Наши открытия были подкреплены исследованиями для детей грудного и раннего возраста, чье понятие об эмоциях еще не полностью развилось. Психологи Джеймс А. Рассел и Шерри С. Уиден провели ряд экспериментов, показавших, что двух- и трехлетние дети, которым показывали конфигурации лиц для базовых эмоций, не могли самостоятельно маркировать их, пока они не обладали четко выраженными понятиями для «гнева», «печали», «страха» и так далее. Такие дети попеременно использовали слова вроде «печальный», «безумный» и «испуганный», как взрослые, которые отличались низкой эмоциональной гранулярностью. Это не связано с пониманием слов для эмоций: даже когда эти дети узнавали значения, они затруднялись сопоставить два надутых лица, хотя они легко сопоставляли надутое лицо со словом «печальный». Результаты для грудничков были такими же говорящими. Дети в возрасте от 4 до 8 месяцев, например, могли отличать улыбающиеся лица от хмурящихся. Это умение, однако, оказалось не связанным с эмоциями как таковыми.
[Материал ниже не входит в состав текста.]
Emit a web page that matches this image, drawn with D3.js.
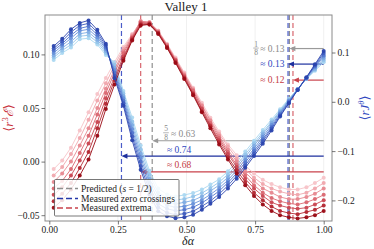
<!DOCTYPE html>
<html><head><meta charset="utf-8">
<script src="https://cdn.jsdelivr.net/npm/d3@7"></script>
<style>body{margin:0;background:#fff}text{font-family:"Liberation Serif","DejaVu Serif",serif}</style>
</head><body>
<svg id="c" width="374" height="249"></svg>
<script>
// ---- data ----
const deltaAlpha = [0.016,0.047,0.079,0.111,0.143,0.175,0.206,0.238,0.270,0.302,0.333,0.365,0.397,0.429,0.460,0.492,0.524,0.556,0.587,0.619,0.651,0.683,0.714,0.746,0.778,0.810,0.841,0.873,0.905,0.937,0.968,1.000];

const energy0 = [-0.007,0.001,0.013,0.029,0.046,0.063,0.078,0.093,0.107,0.119,0.130,0.129,0.122,0.110,0.097,0.083,0.069,0.055,0.041,0.028,0.016,0.006,-0.004,-0.011,-0.017,-0.021,-0.024,-0.026,-0.026,-0.024,-0.020,-0.015];
const energy1 = [-0.013,-0.005,0.007,0.022,0.039,0.057,0.073,0.090,0.105,0.118,0.131,0.130,0.122,0.109,0.096,0.082,0.068,0.053,0.039,0.026,0.014,0.003,-0.007,-0.015,-0.021,-0.025,-0.028,-0.030,-0.031,-0.029,-0.025,-0.020];
const energy2 = [-0.019,-0.011,0.000,0.015,0.031,0.050,0.068,0.086,0.103,0.117,0.131,0.130,0.121,0.109,0.095,0.081,0.067,0.052,0.038,0.024,0.011,0.000,-0.010,-0.018,-0.025,-0.029,-0.033,-0.035,-0.035,-0.033,-0.030,-0.025];
const energy3 = [-0.025,-0.018,-0.007,0.008,0.024,0.044,0.064,0.083,0.101,0.116,0.130,0.129,0.121,0.108,0.095,0.080,0.066,0.050,0.036,0.022,0.009,-0.003,-0.013,-0.022,-0.029,-0.034,-0.037,-0.039,-0.040,-0.038,-0.035,-0.031];
const energy4 = [-0.031,-0.024,-0.013,0.001,0.017,0.037,0.059,0.079,0.098,0.115,0.129,0.129,0.120,0.107,0.094,0.079,0.064,0.049,0.034,0.020,0.007,-0.005,-0.016,-0.025,-0.032,-0.038,-0.041,-0.043,-0.044,-0.043,-0.040,-0.036];
const energy5 = [-0.037,-0.030,-0.020,-0.006,0.009,0.031,0.054,0.076,0.096,0.114,0.128,0.128,0.120,0.107,0.093,0.078,0.063,0.047,0.033,0.018,0.004,-0.008,-0.019,-0.029,-0.036,-0.042,-0.046,-0.048,-0.049,-0.047,-0.045,-0.041];
const energy6 = [-0.043,-0.036,-0.026,-0.013,0.002,0.024,0.049,0.072,0.094,0.113,0.127,0.128,0.119,0.106,0.092,0.077,0.062,0.046,0.031,0.016,0.002,-0.011,-0.022,-0.032,-0.040,-0.046,-0.050,-0.052,-0.053,-0.052,-0.050,-0.046];

const current0 = [0.085,0.099,0.110,0.127,0.129,0.116,0.095,0.080,0.022,-0.032,-0.088,-0.140,-0.176,-0.188,-0.192,-0.189,-0.185,-0.178,-0.168,-0.157,-0.141,-0.122,-0.101,-0.079,-0.057,-0.036,-0.015,0.006,0.026,0.046,0.063,0.080];
const current1 = [0.090,0.104,0.116,0.133,0.135,0.121,0.099,0.075,0.017,-0.040,-0.096,-0.148,-0.184,-0.195,-0.199,-0.197,-0.192,-0.185,-0.175,-0.163,-0.147,-0.128,-0.107,-0.084,-0.062,-0.040,-0.018,0.005,0.026,0.047,0.065,0.084];
const current2 = [0.094,0.109,0.122,0.138,0.141,0.126,0.103,0.069,0.012,-0.047,-0.105,-0.156,-0.191,-0.203,-0.207,-0.204,-0.200,-0.192,-0.181,-0.169,-0.153,-0.133,-0.112,-0.089,-0.066,-0.043,-0.020,0.003,0.025,0.047,0.067,0.088];
const current3 = [0.099,0.114,0.129,0.144,0.147,0.131,0.107,0.064,0.007,-0.055,-0.113,-0.164,-0.199,-0.210,-0.214,-0.212,-0.207,-0.199,-0.188,-0.175,-0.159,-0.139,-0.118,-0.095,-0.071,-0.047,-0.023,0.002,0.025,0.048,0.070,0.092];
const current4 = [0.104,0.118,0.135,0.149,0.153,0.136,0.110,0.059,0.002,-0.063,-0.121,-0.172,-0.207,-0.217,-0.221,-0.219,-0.214,-0.205,-0.194,-0.181,-0.164,-0.145,-0.123,-0.100,-0.076,-0.051,-0.025,0.000,0.025,0.049,0.072,0.095];
const current5 = [0.108,0.123,0.141,0.155,0.159,0.141,0.114,0.053,-0.003,-0.070,-0.130,-0.180,-0.214,-0.225,-0.229,-0.227,-0.222,-0.212,-0.201,-0.187,-0.170,-0.150,-0.129,-0.105,-0.080,-0.054,-0.028,-0.002,0.024,0.049,0.074,0.099];
const current6 = [0.113,0.128,0.147,0.160,0.165,0.146,0.118,0.048,-0.008,-0.078,-0.138,-0.188,-0.222,-0.232,-0.236,-0.234,-0.229,-0.219,-0.207,-0.193,-0.176,-0.156,-0.134,-0.110,-0.085,-0.058,-0.030,-0.003,0.024,0.050,0.076,0.103];

const energySeries = [energy0,energy1,energy2,energy3,energy4,energy5,energy6];
const currentSeries = [current0,current1,current2,current3,current4,current5,current6];

const xTicks = [0,0.25,0.5,0.75,1.0];
const leftTicks = [-0.05,0.00,0.05,0.10];
const rightTicks = [-0.2,-0.1,0.0,0.1];

// vertical markers: predicted, zero crossings, extrema
const predictedX = [0.375, 0.875];
const zeroCrossX = [0.263, 0.870];
const extremaX = [0.333, 0.888];

// arrow annotations (right-axis y values)
const arrowTo = [0.875, 0.870, 0.888, 0.375, 0.263, 0.333];
const arrowY = [0.108, 0.0765, 0.044, -0.079, -0.110, -0.142];
const arrowKind = ["pred","zero","ext","pred","zero","ext"];
const arrowText = ["≈ 0.13","≈ 0.13","≈ 0.12","≈ 0.63","≈ 0.74","≈ 0.68"];
const arrowFrac = ["1/8", null, null, "5/8", null, null];

const legendLabels = ["Predicted", "Measured zero crossings", "Measured extrema"];

// ---- drawing ----
const svg = d3.select("#c");
const PL=45, PR=332, PT=15, PB=221;
const x = d3.scaleLinear().domain([0,1]).range([49.3,323.7]);
const yL = d3.scaleLinear().domain([-0.05,0.10]).range([215.2,54.4]);
const yR = d3.scaleLinear().domain([-0.2,0.1]).range([200.4,52.5]);

const redCol = d3.interpolateRgbBasis(["#f7c3c8","#e98a92","#cc4450","#9a0a14"]);
const blueCol = d3.interpolateRgbBasis(["#abd8f1","#7eb0e4","#4f72d0","#2a43ad"]);
const kindCol = {pred:"#8f8f8f", zero:"#4a5cc8", ext:"#d8666e"};
const arrowCol = {pred:"#9a9a9a", zero:"#1d2f9e", ext:"#c9424b"};
const textCol = {pred:"#8a8a8a", zero:"#2f47c0", ext:"#c43a44"};

svg.append("defs").append("clipPath").attr("id","clip")
  .append("rect").attr("x",PL).attr("y",PT).attr("width",PR-PL).attr("height",PB-PT);

// grid
svg.append("g").selectAll("line").data(xTicks).join("line")
  .attr("x1",d=>x(d)).attr("x2",d=>x(d)).attr("y1",PT).attr("y2",PB)
  .attr("stroke","#ececec").attr("stroke-width",0.8);

const plot = svg.append("g").attr("clip-path","url(#clip)");

// vertical dashed lines
const vl = [];
predictedX.forEach(v=>vl.push({v,k:"pred"}));
zeroCrossX.forEach(v=>vl.push({v,k:"zero"}));
extremaX.forEach(v=>vl.push({v,k:"ext"}));
plot.selectAll("line.vl").data(vl).join("line").attr("class","vl")
  .attr("x1",d=>x(d.v)).attr("x2",d=>x(d.v)).attr("y1",PT).attr("y2",PB)
  .attr("stroke",d=>kindCol[d.k]).attr("stroke-width",1.2).attr("stroke-dasharray","5,3");

// arrows
arrowTo.forEach((t,i)=>{
  const k = arrowKind[i], yy = yR(arrowY[i]), x0 = x(1.0), x1 = x(t);
  plot.append("line").attr("x1",x0).attr("x2",x1+5).attr("y1",yy).attr("y2",yy)
    .attr("stroke",arrowCol[k]).attr("stroke-width",1.2);
  plot.append("path").attr("d",`M${x1},${yy}L${x1+6},${yy-2.6}L${x1+6},${yy+2.6}Z`)
    .attr("fill",arrowCol[k]);
});

// curves
const n = energySeries.length;
for (let k=0;k<n;k++){
  const rc = redCol(k/(n-1)), bc = blueCol(k/(n-1));
  const ePts = deltaAlpha.map((d,i)=>[d,energySeries[k][i]]);
  const cPts = deltaAlpha.map((d,i)=>[d,currentSeries[k][i]]);
  const le = d3.line().x(d=>x(d[0])).y(d=>yL(d[1]));
  const lc = d3.line().x(d=>x(d[0])).y(d=>yR(d[1]));
  plot.append("path").attr("d",le(ePts)).attr("fill","none").attr("stroke",rc).attr("stroke-width",1).attr("opacity",0.9);
  plot.append("g").selectAll("circle").data(ePts).join("circle")
    .attr("cx",d=>x(d[0])).attr("cy",d=>yL(d[1])).attr("r",2).attr("fill",rc).attr("opacity",0.95);
  plot.append("path").attr("d",lc(cPts)).attr("fill","none").attr("stroke",bc).attr("stroke-width",1).attr("opacity",0.9);
  plot.append("g").selectAll("circle").data(cPts).join("circle")
    .attr("cx",d=>x(d[0])).attr("cy",d=>yR(d[1])).attr("r",2).attr("fill",bc).attr("opacity",0.95);
}

// arrow labels
function frac(g, fx, cy, num, den, col){
  g.append("text").attr("x",fx).attr("y",cy-1.3).attr("text-anchor","middle").attr("font-size",7.5).attr("fill",col).text(num);
  g.append("line").attr("x1",fx-2.8).attr("x2",fx+2.8).attr("y1",cy).attr("y2",cy).attr("stroke",col).attr("stroke-width",0.6);
  g.append("text").attr("x",fx).attr("y",cy+6.8).attr("text-anchor","middle").attr("font-size",7.5).attr("fill",col).text(den);
}
const lab = svg.append("g");
arrowTo.forEach((t,i)=>{
  const k = arrowKind[i], yy = yR(arrowY[i]);
  if (i<3){
    const tx = 284.5;
    lab.append("text").attr("x",tx).attr("y",yy+3.2).attr("text-anchor","end").attr("font-size",9.5).attr("fill",textCol[k]).text(arrowText[i]);
    if (arrowFrac[i]){ const p=arrowFrac[i].split("/"); frac(lab, 256, yy-0.5, p[0], p[1], textCol[k]); }
  } else {
    const tx = arrowFrac[i] ? 171 : 167;
    lab.append("text").attr("x",tx).attr("y",yy-3.5).attr("font-size",9.5).attr("fill",textCol[k]).text(arrowText[i]);
    if (arrowFrac[i]){ const p=arrowFrac[i].split("/"); frac(lab, 166, yy-8, p[0], p[1], textCol[k]); }
  }
});

// frame
svg.append("rect").attr("x",PL).attr("y",PT).attr("width",PR-PL).attr("height",PB-PT)
  .attr("fill","none").attr("stroke","#8a8a8a").attr("stroke-width",1);

// axes
function styleAxis(g){
  g.select(".domain").remove();
  g.selectAll(".tick line").attr("stroke","#555").attr("stroke-width",0.8);
  g.selectAll(".tick text").attr("font-size",9.5).attr("fill","#222")
    .attr("font-family","'Liberation Serif','DejaVu Serif',serif");
}
svg.append("g").attr("transform",`translate(${PL},0)`)
  .call(d3.axisLeft(yL).tickValues(leftTicks).tickFormat(d3.format(".2f")).tickSize(3.5).tickPadding(2)).call(styleAxis);
svg.append("g").attr("transform",`translate(${PR},0)`)
  .call(d3.axisRight(yR).tickValues(rightTicks).tickFormat(d3.format(".1f")).tickSize(3.5).tickPadding(2)).call(styleAxis);
svg.append("g").attr("transform",`translate(0,${PB})`)
  .call(d3.axisBottom(x).tickValues(xTicks).tickFormat(d3.format(".2f")).tickSize(3.5).tickPadding(2)).call(styleAxis);

// title & axis labels
svg.append("text").attr("x",186).attr("y",11).attr("text-anchor","middle").attr("font-size",13).attr("fill","#222").text("Valley 1");
svg.append("text").attr("x",188).attr("y",245).attr("text-anchor","middle").attr("font-size",12).attr("font-style","italic").attr("fill","#222").text("δα");

const ylab = svg.append("text").attr("transform","translate(13,118) rotate(-90)").attr("text-anchor","middle").attr("font-size",13).attr("fill","#c8323c");
ylab.append("tspan").text("⟨");
ylab.append("tspan").attr("font-style","italic").text("r");
ylab.append("tspan").attr("font-size",8.5).attr("dy",-5).text("3");
ylab.append("tspan").attr("font-style","italic").attr("dy",5).text("ℰ");
ylab.append("tspan").text("⟩");

const rlab = svg.append("text").attr("transform","translate(369,108) rotate(-90)").attr("text-anchor","middle").attr("font-size",13).attr("fill","#2f47c0");
rlab.append("tspan").text("⟨");
rlab.append("tspan").attr("font-style","italic").text("rJ");
rlab.append("tspan").attr("font-size",8.5).attr("font-style","italic").attr("dy",-5).text("θ");
rlab.append("tspan").attr("dy",5).text("⟩");

// legend
const lg = svg.append("g");
lg.append("rect").attr("x",54.5).attr("y",179.5).attr("width",124.5).attr("height",36.5)
  .attr("fill","#fff").attr("fill-opacity",0.85).attr("stroke","#555").attr("stroke-width",0.8).attr("rx",1);
const legKinds = ["pred","zero","ext"];
const legY = [188.5, 198.5, 208];
const legLine = {pred:"#8f8f8f", zero:"#2436a8", ext:"#c9424b"};
legendLabels.forEach((t,i)=>{
  lg.append("line").attr("x1",57).attr("x2",78).attr("y1",legY[i]).attr("y2",legY[i])
    .attr("stroke",legLine[legKinds[i]]).attr("stroke-width",1.3).attr("stroke-dasharray","6,3");
  const tt = lg.append("text").attr("x",81).attr("y",legY[i]+3).attr("font-size",9.5).attr("fill","#222");
  tt.append("tspan").text(t);
  if (i===0){
    tt.append("tspan").text(" (");
    tt.append("tspan").attr("font-style","italic").text("s");
    tt.append("tspan").text(" = 1/2)");
  }
});
</script>
</body></html>
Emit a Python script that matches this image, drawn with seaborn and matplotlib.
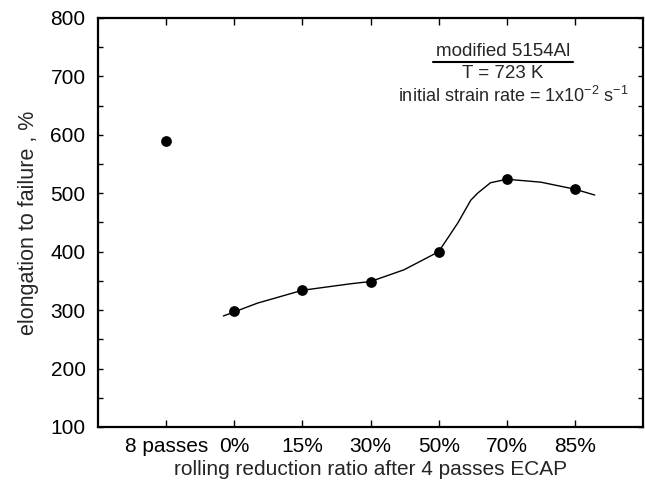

В этих экспериментах на лицах, изображающих счастье, были видны зубы, а на лицах, изображающих гнев, — нет, и это оказалось тем сигналом, по которому груднички делали свой выбор[109]
.Из этой серии экспериментов — убирание списка слов для эмоций, затем использование фотографий без слов, затем временное отключение понятий для эмоций, затем исследование пациентов с поражением мозга, которые больше не могут обрабатывать понятия для эмоций, и, наконец, тестирование детей, которые еще не обладают четко сформированными понятиями для эмоций, — вытекает один тезис. Чем дальше люди от понятий эмоций, тем хуже они распознают эмоции, которые, как предполагается, показываются на фотографиях. Такая прогрессия является мощным свидетельством того, что люди видят эмоции на лице только тогда, когда обладают соответствующим понятием для эмоции, поскольку такое знание им требуется, чтобы сконструировать восприятие в этот момент[110]
.Чтобы реально увидеть силу понятий для эмоций, моя лаборатория отправилась к одной далекой культуре в Африке, у которой было мало сведений о западных нормах и обычаях. Из-за быстрой глобализации в мире осталось очень мало таких изолированных культур. Моя аспирантка Мария Гендрон вместе с когнитивным психологом Деби Роберсон поехала в Намибию, чтобы изучать восприятие эмоций у народа химба. Посещение химба было непростой задачей. Мария и Деби вылетели в Южную Африку, а затем ехали примерно двенадцать часов до базового лагеря в Опуво в Северной Намибии. Отсюда Деби, Мария и их переводчик ехали много часов, чтобы попасть в отдельные деревни у границы с Анголой, прокладывая путь через буш[111]
на внедорожнике и ориентируясь по солнцу и горам. Ночью они спали в палатке, установленной на крыше автомобиля, чтобы избежать встреч с бесчисленными змеями и скорпионами. К несчастью, я не смогла присоединиться к ним, но у них был спутниковый телефон и генератор, чтобы мы могли разговаривать, когда имелся сигнал[112].Жизнь среди химба определенно отличается от западной. Люди живут в основном на природе и в общих постройках, сделанных из жердей, земли и навоза. Мужчины день и ночь занимаются скотоводством, а женщины готовят пищу и воспитывают детей. Дети присматривают за козами рядом с поселениями. Химба говорят на языке отжихимба, диалекте языка гереро, и не пользуются письменностью.
Реакция химба на исследовательскую группу была весьма сдержанной. Дети были любопытными и бродили вокруг рано по утрам до начала своей домашней работы. Некоторые женщины первоначально не были уверены, что Мария является женщиной, поскольку она носила (с их точки зрения) мальчишескую одежду. Поэтому они показывали пальцем и смеялись. Однако мужчины, должно быть, выяснили это, поскольку однажды один из них предложил ей брак. Намибийский переводчик Марии предпочел простой подход, вежливо объяснив на отжихимба, что Мария «уже замужем за другим мужчиной с очень большим ружьем».